AIA urges Trump to continue UNESCO's architecture and design initiatives
The Statue of Liberty in New York was named a World Heritage Site in 1984
The Statue of Liberty in New York was named a UNESCO World Heritage Site in 1984

AIA urges Trump to continue UNESCO's architecture and design initiatives after withdrawal

The American Institute of Architects has declared its support for UNESCO after the US announced it is pulling out of the organisation, and encouraged President Donald Trump's administration to preserve initiatives that "reinforce the value and importance of architecture and design".

The AIA released a statement yesterday highlighting the importance of UNESCO, following the US Department of State announcement last week that it would be withdrawing from the United Nations Educational, Scientific and Cultural Organisation (UNESCO), due to "the need for fundamental reform in the organisation".

After leaving, the US will act as a non-member observer state that contributes "views, perspectives and expertise" to UNESCO's key issues.

The AIA emphasised the need for continued protection of world heritage sites listed by UNESCO, and urged Trump's government to pursue other cultural programmes.

"The American Institute of Architects has long supported the cultural mission of UNESCO, and especially its World Heritage Sites programme, which seeks to identify and preserve buildings and places of exceptional importance to humankind," said AIA president Thomas Vonier in the statement.

"We hope and expect that the United States will continue to work with global stakeholders to protect such sites."

The statement also "urges the administration to lend its support" to a new initiative, which will see UNESCO team up with International Union of Architects to name World Capital of Architecture every few years. It said that this "effort will reinforce the value and importance of architecture and design in human affairs".

The US Department of State said that its decision to leave UNESCO was the result of a series of problems, but particularly the body's "continuing anti-Israel bias". Shortly after the announcement, Israel declared that it would also be withdrawing.

The withdrawal, which will officially take place on 31 December 2018, follows a number of difficulties between the United Nations-backed organisation and the US. The country stopped funding UNESCO in 2011 after the body approved the full membership of Palestine, which breached an amendment that stated the US would not financially contribute to any United Nations organisation that accepted the disputed Middle Eastern state.

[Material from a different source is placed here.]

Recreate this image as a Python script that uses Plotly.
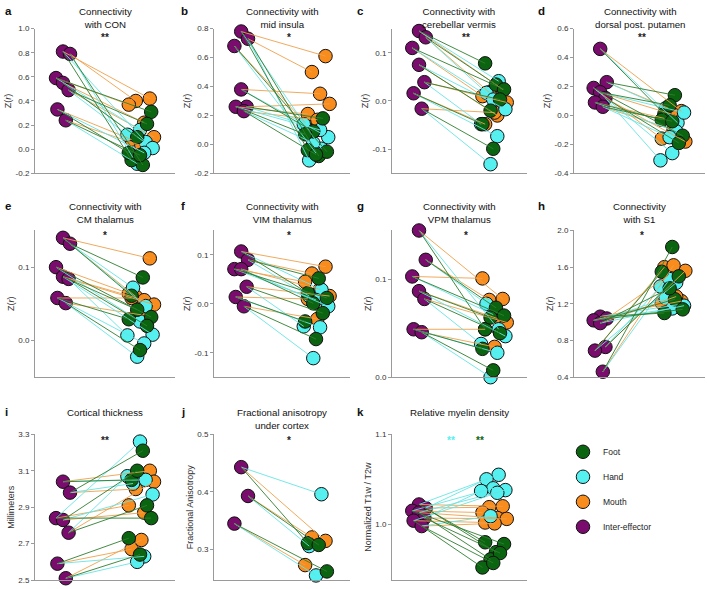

This will be the second time the US leaves UNESCO – President Ronald Reagan withdrew the country in 1984. The country rejoined again in 2002 under the leadership of George W Bush.

The AIA originally pledged support for Trump after his election win last November, but quickly apologised after a backlash from its members. The group has since issued several statements declaring opposition to the president's proposals, including the climate treaty withdrawal and his immigration policies.